5. There appears to be a set of rising expectations related to the educational requirements used to determine admission to occupational training programs and to the jobs available in those occupations. The National Council of Welfare, in a report on Canada's working poor, states that:

"Educational requirements often bear little or no sensible relation to the skills and aptitudes actually needed for a job. When these requirements are boosted unnecessarily, a double form of under- employment results. More educated workers are forced to accept jobs: that previously called for lower qualifications, while less educated workers are squeezed into worse jobs or out of the market altogether." 1

This may work a particular hardship for women. They tend to be under-employed now (i.e. not employed at the level for which they were educated and trained). This is partly the result of current employment conditions; partly the result of the necessity of accepting any job for economic reasons; and partly the result of women often being overlycautious in taking risks and reluctant to learn on-the-job or to apply for positions until they are thoroughly trained (and often over-trained).

This problem increases as the employment and economic conditions worsen.
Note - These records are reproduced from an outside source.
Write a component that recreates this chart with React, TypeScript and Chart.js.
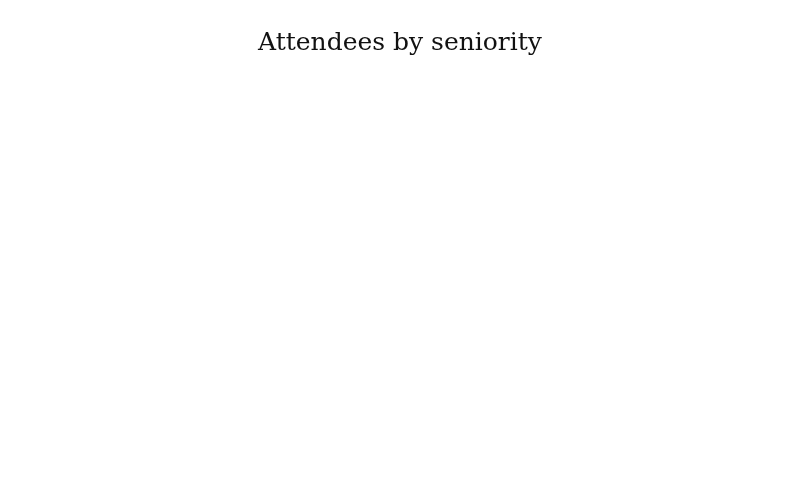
import { useEffect, useRef } from 'react';
import { Chart, registerables } from 'chart.js';

Chart.register(...registerables);

// The reference shows only the title: no slice, label or legend is drawn.
const categories: string[] = ['Junior', 'Mid-level', 'Senior', 'Executive'];
const attendees: number[] = [0, 0, 0, 0];

export default function App() {
  const canvasRef = useRef<HTMLCanvasElement>(null);

  useEffect(() => {
    document.body.style.margin = '0';
    if (!canvasRef.current) return;

    const chart = new Chart(canvasRef.current, {
      type: 'pie',
      data: {
        labels: categories,
        datasets: [
          {
            data: attendees,
            backgroundColor: ['#4e79a7', '#f28e2b', '#e15759', '#76b7b2'],
            borderWidth: 0
          }
        ]
      },
      options: {
        responsive: true,
        maintainAspectRatio: false,
        animation: false,
        plugins: {
          legend: { display: false },
          tooltip: { enabled: false },
          title: {
            display: true,
            text: 'Attendees by seniority',
            color: '#111111',
            font: { family: 'DejaVu Serif', size: 25, weight: 'normal' },
            padding: { top: 28, bottom: 10 }
          }
        }
      }
    });

    return () => {
      chart.destroy();
    };
  }, []);

  return (
    <div style={{ width: 800, height: 497, background: '#ffffff' }}>
      <canvas ref={canvasRef}></canvas>
    </div>
  );
}
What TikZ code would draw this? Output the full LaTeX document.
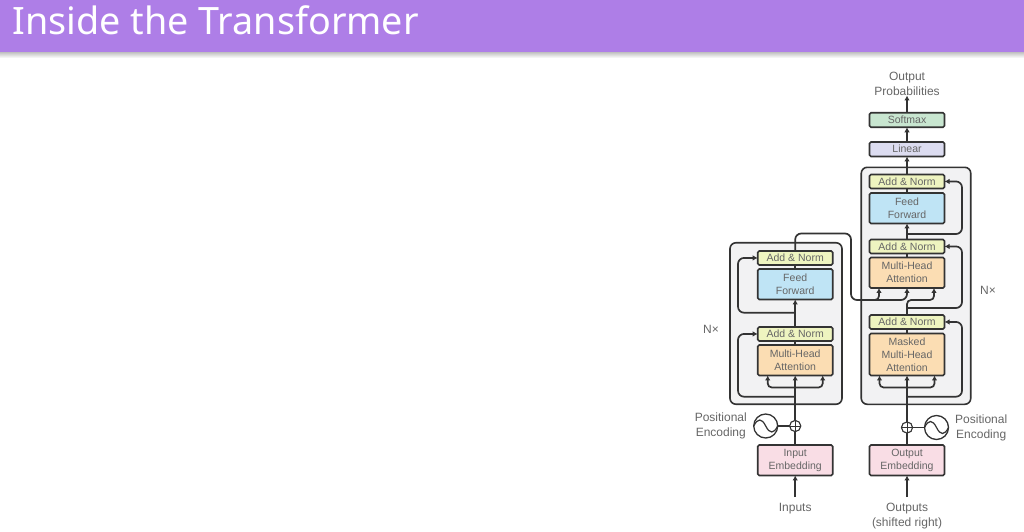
\documentclass[tikz,border=0pt]{standalone}
\usepackage{fontspec}
\setmainfont{Liberation Sans}
\newfontfamily\titlefont{Noto Sans}
\usetikzlibrary{shapes,arrows.meta,positioning,calc}

\definecolor{barpurple}{HTML}{AE7EE7}
\definecolor{panelgray}{HTML}{F2F2F3}
\definecolor{edgegray}{HTML}{333333}
\definecolor{labelgray}{HTML}{666666}
\definecolor{addfill}{HTML}{EEF4C0}
\definecolor{feedfill}{HTML}{BFE4F5}
\definecolor{headfill}{HTML}{FBDDB3}
\definecolor{embedfill}{HTML}{F9DDE5}
\definecolor{linearfill}{HTML}{DCDCF0}
\definecolor{softfill}{HTML}{C8E6D0}

\begin{document}
\begin{tikzpicture}[
    x=1pt,
    y=-1pt,
    block/.style={
        rectangle,
        draw=edgegray,
        line width=1.6pt,
        rounded corners=1.5pt,
        minimum width=75pt,
        inner sep=0pt,
        outer sep=0pt,
        align=center,
        text=labelgray,
        font=\fontsize{10.5}{13}\selectfont
    },
    addnorm/.style={block, fill=addfill, minimum height=14pt},
    feedfwd/.style={block, fill=feedfill, minimum height=30.5pt},
    attend/.style={block, fill=headfill, minimum height=30.5pt},
    embed/.style={block, fill=embedfill, minimum height=30.5pt},
    panel/.style={
        rectangle,
        draw=edgegray,
        fill=panelgray,
        line width=1.6pt,
        rounded corners=6pt,
        outer sep=0pt
    },
    caption/.style={
        align=center,
        text=labelgray,
        inner sep=0pt,
        font=\fontsize{12}{15}\selectfont
    },
    wave/.style={circle, draw=edgegray, line width=1.3pt, minimum size=24pt, inner sep=0pt, outer sep=0pt},
    adder/.style={circle, draw=edgegray, fill=white, line width=1pt, minimum size=11pt, inner sep=0pt, outer sep=0pt},
    line/.style={draw=edgegray, line width=1.7pt},
    flow/.style={line, -{Latex[length=5pt,width=5.5pt]}},
    skip/.style={flow, rounded corners=6pt},
    fork/.style={line, {Latex[length=5pt,width=5.5pt]}-{Latex[length=5pt,width=5.5pt]}, rounded corners=4pt}
]
    \useasboundingbox (0,0) rectangle (1024,532);

    % Header
    \shade [top color=black!25, bottom color=white] (0,52) rectangle (1024,58);
    \node [rectangle, fill=barpurple, minimum width=1024pt, minimum height=52pt, inner sep=0pt, outer sep=0pt] (bar) at (512,26) {};
    \node [anchor=base west, inner sep=0pt, text=white, font=\titlefont\fontsize{37.7}{40}\selectfont] (title) at (12.5,35) {Inside the Transformer};

    % Panels
    \node [panel, minimum width=112pt, minimum height=161.5pt] (encpanel) at (786,323.5) {};
    \node [panel, minimum width=109.5pt, minimum height=237pt] (decpanel) at (916,285.8) {};

    % Encoder
    \node [embed] (inembed) at (795.2,460.2) {Input\\Embedding};
    \node [adder] (inplus) at (795.2,426) {};
    \node [wave, left=12pt of inplus] (insine) {};
    \node [attend, above=69.5pt of inembed] (enchead) {Multi-Head\\Attention};
    \node [addnorm, above=4pt of enchead] (encadd) {Add \& Norm};
    \node [feedfwd, above=27.5pt of encadd] (encfeed) {Feed\\Forward};
    \node [addnorm, above=4pt of encfeed] (encaddtop) {Add \& Norm};

    % Decoder
    \node [embed] (outembed) at (907,460.2) {Output\\Embedding};
    \node [adder] (outplus) at (907,427.5) {};
    \node [wave, right=12pt of outplus] (outsine) {};
    \node [attend, minimum height=42pt, above=69.5pt of outembed] (dechead) {Masked\\Multi-Head\\Attention};
    \node [addnorm, above=4.5pt of dechead] (decadd) {Add \& Norm};
    \node [attend, above=27pt of decadd] (midhead) {Multi-Head\\Attention};
    \node [addnorm, above=4pt of midhead] (midadd) {Add \& Norm};
    \node [feedfwd, above=16pt of midadd] (decfeed) {Feed\\Forward};
    \node [addnorm, above=4.5pt of decfeed] (decaddtop) {Add \& Norm};
    \node [block, fill=linearfill, minimum height=14.5pt, above=18pt of decaddtop] (linear) {Linear};
    \node [block, fill=softfill, minimum height=14.5pt, above=14.7pt of linear] (softmax) {Softmax};

    % Labels
    \node [caption] (outprobs) at (907,83.5) {Output\\Probabilities};
    \node [caption] (inputs) at (795.2,509) {Inputs};
    \node [caption] (outputs) at (907,516) {Outputs\\(shifted right)};
    \node [caption, anchor=east] (inposlabel) at (747,425.5) {Positional\\Encoding};
    \node [caption, anchor=west] (outposlabel) at (955,427.5) {Positional\\Encoding};
    \node [caption] (encrepeat) at (711,329) {N×};
    \node [caption] (decrepeat) at (988,290) {N×};

    % Free ends
    \coordinate (intail) at (795.2,497);
    \coordinate (outtail) at (907,497);
    \coordinate (encrail) at (738,397);
    \coordinate (decrail) at (962,397);
    \coordinate (encskipa) at (795.2,396.7);
    \coordinate (encskipb) at (795.2,312.7);
    \coordinate (decskipa) at (907,396.7);
    \coordinate (decskipb) at (907,308);
    \coordinate (decskipc) at (907,234);
    \coordinate (decbranch) at (907,300);
    \coordinate (crossover) at (851,233.5);
    \coordinate (crossdown) at (851,300);

    % Edges
    \path [flow] (intail) -- (inembed);
    \path [flow] (outtail) -- (outembed);
    \path [flow] (inembed) -- (enchead);
    \path [flow] (outembed) -- (dechead);
    \path [line] (enchead) -- (encadd);
    \path [flow] (encadd) -- (encfeed);
    \path [line] (encfeed) -- (encaddtop);
    \path [line] (dechead) -- (decadd);
    \path [line] (midhead) -- (midadd);
    \path [flow] (midadd) -- (decfeed);
    \path [line] (decfeed) -- (decaddtop);
    \path [flow] (decaddtop) -- (linear);
    \path [flow] (linear) -- (softmax);
    \path [flow] (softmax) -- (outprobs);

    \path [line] (insine) -- (inplus);
    \path [line] (outsine) -- (outplus);
    \node [adder] at (inplus) {};
    \node [adder] at (outplus) {};
    \draw [edgegray, line width=1pt] (inplus.west) -- (inplus.east) (inplus.north) -- (inplus.south);
    \draw [edgegray, line width=1pt] (outplus.west) -- (outplus.east) (outplus.north) -- (outplus.south);
    \draw [edgegray, line width=1.2pt] (insine.west) .. controls +(4,-8) and +(-4,-8) .. (insine.center) .. controls +(4,8) and +(-4,8) .. (insine.east);
    \draw [edgegray, line width=1.2pt] (outsine.west) .. controls +(4,-8) and +(-4,-8) .. (outsine.center) .. controls +(4,8) and +(-4,8) .. (outsine.east);

    % Residual connections
    \path [skip] (encskipa) -- (encskipa -| encrail) |- (encadd.west);
    \path [skip] (encskipb) -- (encskipb -| encrail) |- (encaddtop.west);
    \path [skip] (decskipa) -- (decskipa -| decrail) |- (decadd.east);
    \path [skip] (decskipb) -- (decskipb -| decrail) |- (midadd.east);
    \path [skip] (decskipc) -- (decskipc -| decrail) |- (decaddtop.east);

    % Attention inputs
    \path [fork] ($(enchead.south)+(-27.5,0)$) |- ($(enchead.south)+(0,12)$) -| ($(enchead.south)+(27.5,0)$);
    \path [fork] ($(dechead.south)+(-27.5,0)$) |- ($(dechead.south)+(0,12)$) -| ($(dechead.south)+(27.5,0)$);

    % Encoder to decoder
    \path [skip] (encaddtop) |- (crossover) -- (crossdown) -| (midhead);
    \path [skip, rounded corners=4pt] ($(crossdown)+(19,0)$) -| ($(midhead.south)+(-28,0)$);
    \path [skip, rounded corners=4pt] (decadd) -- (decbranch) -| ($(midhead.south)+(27,0)$);
\end{tikzpicture}
\end{document}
Those who already have jobs begin to demand protection, often through raising the education/training required as hiring criteria.

As the supply of well-educated workers increases, the educational screening also increases. This in turn raises the educational prerequisites for occupational training and increases the need for academic upgrading. The more upgrading a trainee requires, the less likely that she will be accepted.

When the educational requirement for any occupation reaches the post-secondary level, women are at a distinct disadvantage. Fewer than 15% of young women go on to attend post-secondary institutions, while more than 20% of young men attend. Since the occupations requiring the highest educational and training levels also carry the largest wages, women lose out in both jobs and wages.

The general outcome of these rising expectations with respect to CMTP programs is that, in the future, they will likely cater more and more to those who already have some secondary education (and possibly some occupational training), and less and less to those without.


1. National Council of Welfare, Jobs and poverty: A report on Canada's working poor. (Ottawa: National Council of Welfare, 1977), p. 24.